Deux décennies après cette défaite américaine, «je suis ici aujourd'hui parce que la Somalie fait des progrès dans sa mission afin que les choses aillent mieux», a lancé le secrétaire d'État.

Il a effectué une visite de trois heures et demie, tenue secrète jusqu'au dernier moment et qui s'est déroulée sous très haute sécurité. John Kerry est resté à l'aéroport, où il s'est entretenu avec le président Hassan Cheikh Mohamoud et son premier ministre Omar Abdirashid Ali Sharmake.

«Je suis heureux d'être ici. Avez-vous attendu longtemps?

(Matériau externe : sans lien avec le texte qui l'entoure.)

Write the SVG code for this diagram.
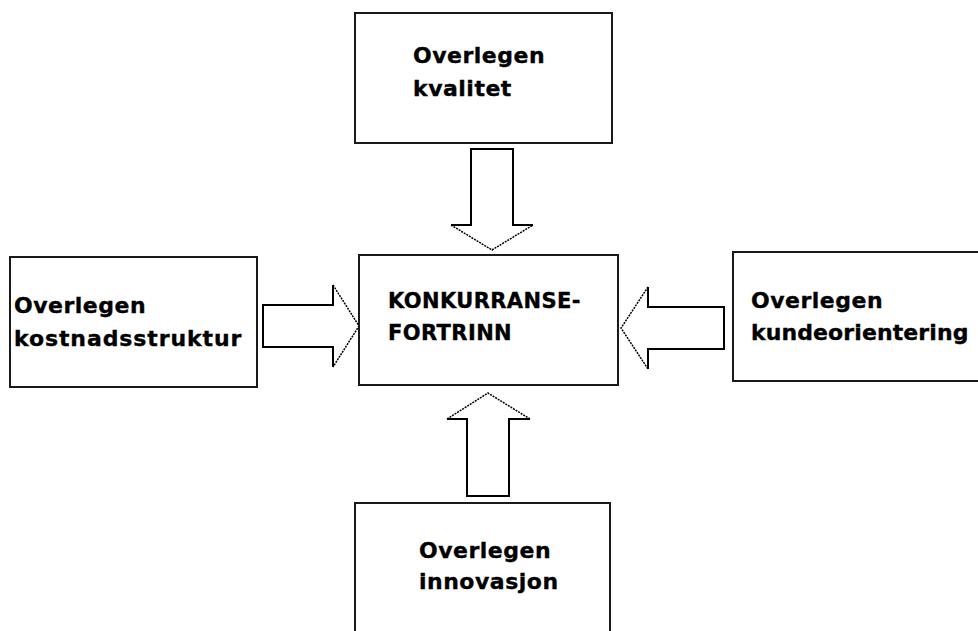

J'espère que non», a déclaré M. Kerry au chef de l'État somalien. «Cela valait la peine d'attendre», lui a répondu son hôte car «c'est un grand moment pour nous».

De fait, «c'est un moment très important pour la Somalie. De grands progrès ont été réalisés», a insisté John Kerry, qui a vu aussi des responsables régionaux et de la société civile.

Fragile gouvernement

Au plan politique, le ministre américain a plaidé pour le bon déroulement d'élections législatives en 2016 dans ce pays privé de réelle autorité centrale depuis la chute du président Siad Barré en 1991.

«Trois années ont passé depuis l'adoption d'une Constitution provisoire et l'intronisation d'un Parlement. Avec l'aide de l'Amisom (la force armée de l'Union africaine), les forces somaliennes ont repoussé les shebab hors des centres où sont concentrées les populations», s'est-il félicité.

«Aux côtés de nombreux autres partenaires internationaux, les États-Unis sont disposés à faire ce qu'ils peuvent pour aider la Somalie à jouir de la sécurité, de la prospérité et de la paix que vous méritez», a conclu M. Kerry, rentré ensuite au Kenya voisin.

Aucun secrétaire d'État n'était jamais allé dans ce pays de la Corne de l'Afrique.

Les États-Unis et la Somalie ont rétabli leurs relations diplomatiques en 2012, et le président Barack Obama a nommé en février un ambassadeur pour la Somalie, une première depuis un quart de siècle. Mais Washington ne rouvrira pas à moyen terme une chancellerie à Mogadiscio et l'ambassadrice Katherine Dhanani pilotera la chancellerie pour la Somalie depuis l'ambassade américaine de Nairobi.

Reste que l'actuel gouvernement somalien ne tient debout que grâce au soutien militaire et financier de la communauté internationale.

Il est incapable d'étendre son autorité au-delà de la capitale et de sa périphérie malgré le recul militaire des shebab, souvent remplacés sur le terrain par des chefs de guerre.

Les insurgés multiplient encore les attaques et les actions de guérilla en Somalie et au Kenya, meurtri il y a un mois par le massacre de l'université de Garissa (148 morts).

John Kerry a remercié à Mogadiscio les cinq pays africains de l'Amisom (Kenya, Ouganda, Burundi, Djibouti et Ethiopie) qui épaulent un embryon d'armée somalienne. Les États-Unis ont consacré depuis 2007 «plus d'un demi-milliard de dollars» à la Force de l'Union africaine, d'après la Maison-Blanche.

Les Américains ont en outre mené ces dernières années des opérations militaires en Somalie - attaques de drones notamment - contre les shebab, tuant en septembre leur chef Ahmed Abdi «Godane».

«Nous continuerons à nous impliquer avec la Somalie jusqu'à mettre un terme à la terreur propagée par les shebab», a promis un responsable du département d'État.